_Requirement_. Reproduce exactly, with no pictures, each line from the opening of the material down through the line containing "y_ticks = [0, 250, 500, 750, 1000, 1250, 1500]".

* start Stored data *

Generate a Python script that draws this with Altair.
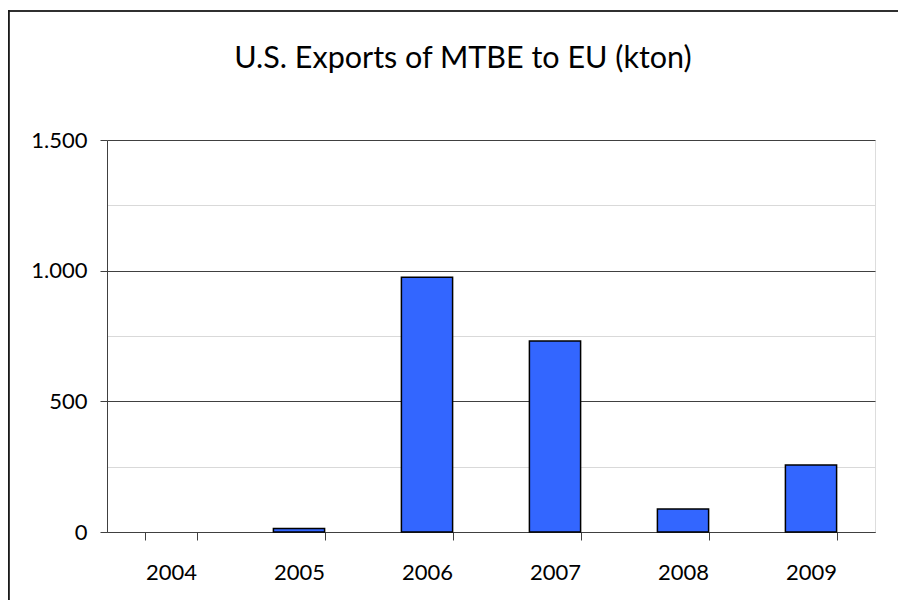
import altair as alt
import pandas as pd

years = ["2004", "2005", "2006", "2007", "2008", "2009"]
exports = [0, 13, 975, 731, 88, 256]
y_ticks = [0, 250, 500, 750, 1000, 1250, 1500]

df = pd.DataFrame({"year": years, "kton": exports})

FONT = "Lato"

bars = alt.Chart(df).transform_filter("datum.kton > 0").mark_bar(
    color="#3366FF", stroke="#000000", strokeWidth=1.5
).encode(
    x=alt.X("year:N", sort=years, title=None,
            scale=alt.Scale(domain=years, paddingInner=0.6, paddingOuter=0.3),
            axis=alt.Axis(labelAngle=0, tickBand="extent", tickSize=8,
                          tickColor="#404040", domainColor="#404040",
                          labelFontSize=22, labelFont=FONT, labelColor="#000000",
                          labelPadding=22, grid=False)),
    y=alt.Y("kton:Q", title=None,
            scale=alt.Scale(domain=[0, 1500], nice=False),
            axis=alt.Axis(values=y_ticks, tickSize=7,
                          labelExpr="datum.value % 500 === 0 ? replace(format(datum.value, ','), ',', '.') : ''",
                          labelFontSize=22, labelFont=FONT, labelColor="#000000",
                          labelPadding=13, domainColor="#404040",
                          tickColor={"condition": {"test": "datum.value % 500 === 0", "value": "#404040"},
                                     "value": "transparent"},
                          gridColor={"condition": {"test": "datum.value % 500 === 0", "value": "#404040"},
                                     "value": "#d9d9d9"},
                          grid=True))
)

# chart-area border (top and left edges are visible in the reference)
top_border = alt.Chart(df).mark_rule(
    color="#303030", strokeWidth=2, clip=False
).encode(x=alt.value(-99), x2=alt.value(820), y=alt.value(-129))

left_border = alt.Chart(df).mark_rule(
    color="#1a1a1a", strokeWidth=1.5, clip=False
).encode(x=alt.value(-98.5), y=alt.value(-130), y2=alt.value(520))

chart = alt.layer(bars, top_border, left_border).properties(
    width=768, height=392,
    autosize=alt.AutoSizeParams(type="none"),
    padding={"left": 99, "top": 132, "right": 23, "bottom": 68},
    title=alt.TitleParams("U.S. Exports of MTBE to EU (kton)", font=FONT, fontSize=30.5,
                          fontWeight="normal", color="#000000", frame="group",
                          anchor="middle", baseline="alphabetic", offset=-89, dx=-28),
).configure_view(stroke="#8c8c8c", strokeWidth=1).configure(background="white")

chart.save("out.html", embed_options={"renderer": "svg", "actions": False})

* end Stored data *

_Answer to the task_.
Generate a Python script that draws this with Altair.
import altair as alt
import pandas as pd

years = ["2004", "2005", "2006", "2007", "2008", "2009"]
exports = [0, 13, 975, 731, 88, 256]
y_ticks = [0, 250, 500, 750, 1000, 1250, 1500]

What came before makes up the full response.